## START
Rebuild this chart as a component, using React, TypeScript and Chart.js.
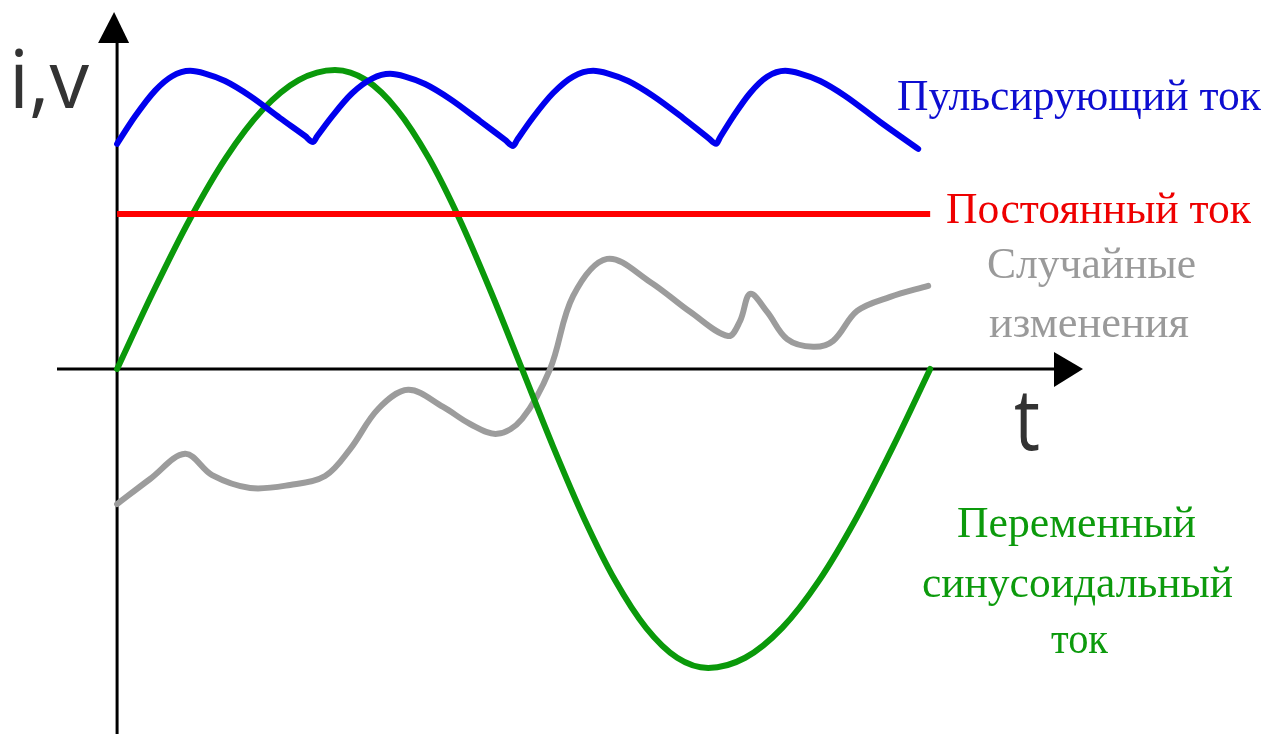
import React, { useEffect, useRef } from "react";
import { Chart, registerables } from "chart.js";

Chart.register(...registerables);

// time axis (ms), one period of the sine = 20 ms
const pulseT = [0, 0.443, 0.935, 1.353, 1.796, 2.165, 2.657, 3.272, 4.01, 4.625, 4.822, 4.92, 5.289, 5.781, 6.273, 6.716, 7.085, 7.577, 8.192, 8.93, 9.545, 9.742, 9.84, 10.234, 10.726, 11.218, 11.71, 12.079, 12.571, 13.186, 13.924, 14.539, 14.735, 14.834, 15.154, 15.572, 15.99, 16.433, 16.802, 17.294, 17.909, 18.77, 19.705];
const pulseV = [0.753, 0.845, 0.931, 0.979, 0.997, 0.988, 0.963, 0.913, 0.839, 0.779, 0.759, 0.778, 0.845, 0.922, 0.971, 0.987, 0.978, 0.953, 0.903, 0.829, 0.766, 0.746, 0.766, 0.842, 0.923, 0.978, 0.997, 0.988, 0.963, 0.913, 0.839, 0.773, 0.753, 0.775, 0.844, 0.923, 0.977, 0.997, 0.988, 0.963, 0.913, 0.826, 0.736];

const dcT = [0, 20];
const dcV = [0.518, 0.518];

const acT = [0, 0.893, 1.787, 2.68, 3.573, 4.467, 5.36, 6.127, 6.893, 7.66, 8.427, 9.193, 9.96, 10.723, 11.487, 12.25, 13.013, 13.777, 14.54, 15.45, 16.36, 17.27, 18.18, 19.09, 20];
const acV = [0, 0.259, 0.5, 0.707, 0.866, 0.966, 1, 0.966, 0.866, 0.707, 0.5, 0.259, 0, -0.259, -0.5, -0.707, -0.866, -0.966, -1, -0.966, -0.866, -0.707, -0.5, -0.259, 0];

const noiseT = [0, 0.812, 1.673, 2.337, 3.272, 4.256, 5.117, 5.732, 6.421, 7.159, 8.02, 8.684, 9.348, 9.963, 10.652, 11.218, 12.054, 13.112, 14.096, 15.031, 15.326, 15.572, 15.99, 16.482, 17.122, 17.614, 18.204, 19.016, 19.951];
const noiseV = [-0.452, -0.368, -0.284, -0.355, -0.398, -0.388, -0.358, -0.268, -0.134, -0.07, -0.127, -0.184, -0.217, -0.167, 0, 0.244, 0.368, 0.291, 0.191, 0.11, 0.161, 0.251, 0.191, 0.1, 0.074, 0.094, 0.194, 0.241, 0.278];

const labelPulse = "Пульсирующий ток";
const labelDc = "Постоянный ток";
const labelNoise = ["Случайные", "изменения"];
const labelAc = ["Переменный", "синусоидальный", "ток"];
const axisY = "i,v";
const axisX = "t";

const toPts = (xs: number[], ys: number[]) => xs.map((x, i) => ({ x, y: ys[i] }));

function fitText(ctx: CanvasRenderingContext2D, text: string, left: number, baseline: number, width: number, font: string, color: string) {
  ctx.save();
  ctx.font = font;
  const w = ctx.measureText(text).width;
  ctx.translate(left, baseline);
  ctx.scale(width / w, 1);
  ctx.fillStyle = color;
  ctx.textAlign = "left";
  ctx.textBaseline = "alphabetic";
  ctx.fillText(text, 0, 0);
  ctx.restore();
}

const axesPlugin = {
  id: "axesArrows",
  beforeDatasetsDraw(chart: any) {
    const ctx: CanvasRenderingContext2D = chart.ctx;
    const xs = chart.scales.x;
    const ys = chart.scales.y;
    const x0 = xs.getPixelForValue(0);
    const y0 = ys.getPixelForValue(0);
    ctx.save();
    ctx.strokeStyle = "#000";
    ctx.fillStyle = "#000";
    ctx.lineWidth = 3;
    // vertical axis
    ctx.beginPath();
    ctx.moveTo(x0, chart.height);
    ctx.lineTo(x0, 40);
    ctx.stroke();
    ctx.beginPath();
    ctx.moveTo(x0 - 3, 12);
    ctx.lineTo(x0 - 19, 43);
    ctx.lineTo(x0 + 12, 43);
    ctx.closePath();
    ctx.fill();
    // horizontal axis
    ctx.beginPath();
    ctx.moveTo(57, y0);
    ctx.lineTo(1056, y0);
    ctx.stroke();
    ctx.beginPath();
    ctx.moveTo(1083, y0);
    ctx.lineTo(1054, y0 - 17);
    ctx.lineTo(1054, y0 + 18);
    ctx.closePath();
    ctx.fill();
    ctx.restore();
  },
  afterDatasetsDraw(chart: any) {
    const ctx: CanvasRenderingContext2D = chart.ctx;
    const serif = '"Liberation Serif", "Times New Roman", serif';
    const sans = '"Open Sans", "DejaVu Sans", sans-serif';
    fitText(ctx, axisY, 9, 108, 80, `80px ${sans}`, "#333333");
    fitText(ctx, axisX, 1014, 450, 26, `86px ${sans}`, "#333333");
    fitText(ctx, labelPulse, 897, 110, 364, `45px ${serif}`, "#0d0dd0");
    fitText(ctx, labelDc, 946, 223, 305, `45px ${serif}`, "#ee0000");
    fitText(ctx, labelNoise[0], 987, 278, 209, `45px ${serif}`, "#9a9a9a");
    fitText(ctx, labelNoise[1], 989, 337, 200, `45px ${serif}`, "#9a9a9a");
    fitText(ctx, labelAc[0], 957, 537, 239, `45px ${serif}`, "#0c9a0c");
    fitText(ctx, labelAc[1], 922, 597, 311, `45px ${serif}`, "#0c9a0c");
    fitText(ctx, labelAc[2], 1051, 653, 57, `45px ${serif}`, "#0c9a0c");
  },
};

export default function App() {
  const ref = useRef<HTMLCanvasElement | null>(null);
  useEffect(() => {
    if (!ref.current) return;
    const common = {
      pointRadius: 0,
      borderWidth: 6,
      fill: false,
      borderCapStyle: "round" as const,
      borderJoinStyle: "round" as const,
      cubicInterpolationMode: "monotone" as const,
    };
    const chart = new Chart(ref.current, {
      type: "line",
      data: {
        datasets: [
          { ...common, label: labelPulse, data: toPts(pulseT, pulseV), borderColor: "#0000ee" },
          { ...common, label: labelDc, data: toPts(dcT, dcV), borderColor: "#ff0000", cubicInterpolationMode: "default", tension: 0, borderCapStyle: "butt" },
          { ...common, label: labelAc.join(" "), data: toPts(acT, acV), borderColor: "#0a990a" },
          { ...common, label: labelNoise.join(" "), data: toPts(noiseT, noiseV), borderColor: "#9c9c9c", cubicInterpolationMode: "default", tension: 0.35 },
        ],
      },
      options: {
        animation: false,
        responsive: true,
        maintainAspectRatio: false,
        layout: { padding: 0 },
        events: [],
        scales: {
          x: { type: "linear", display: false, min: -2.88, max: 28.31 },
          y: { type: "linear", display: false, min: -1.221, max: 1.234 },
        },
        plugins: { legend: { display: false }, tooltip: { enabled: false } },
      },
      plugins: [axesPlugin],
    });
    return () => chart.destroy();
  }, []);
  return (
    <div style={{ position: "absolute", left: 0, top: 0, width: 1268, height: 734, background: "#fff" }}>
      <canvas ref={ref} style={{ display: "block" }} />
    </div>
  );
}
## END
Leave out the pictures and repeat exactly the lines from the start of the material through the line that contains "Chart.register(...registerables);", both included.

## Written answer
Rebuild this chart as a component, using React, TypeScript and Chart.js.
import React, { useEffect, useRef } from "react";
import { Chart, registerables } from "chart.js";

Chart.register(...registerables);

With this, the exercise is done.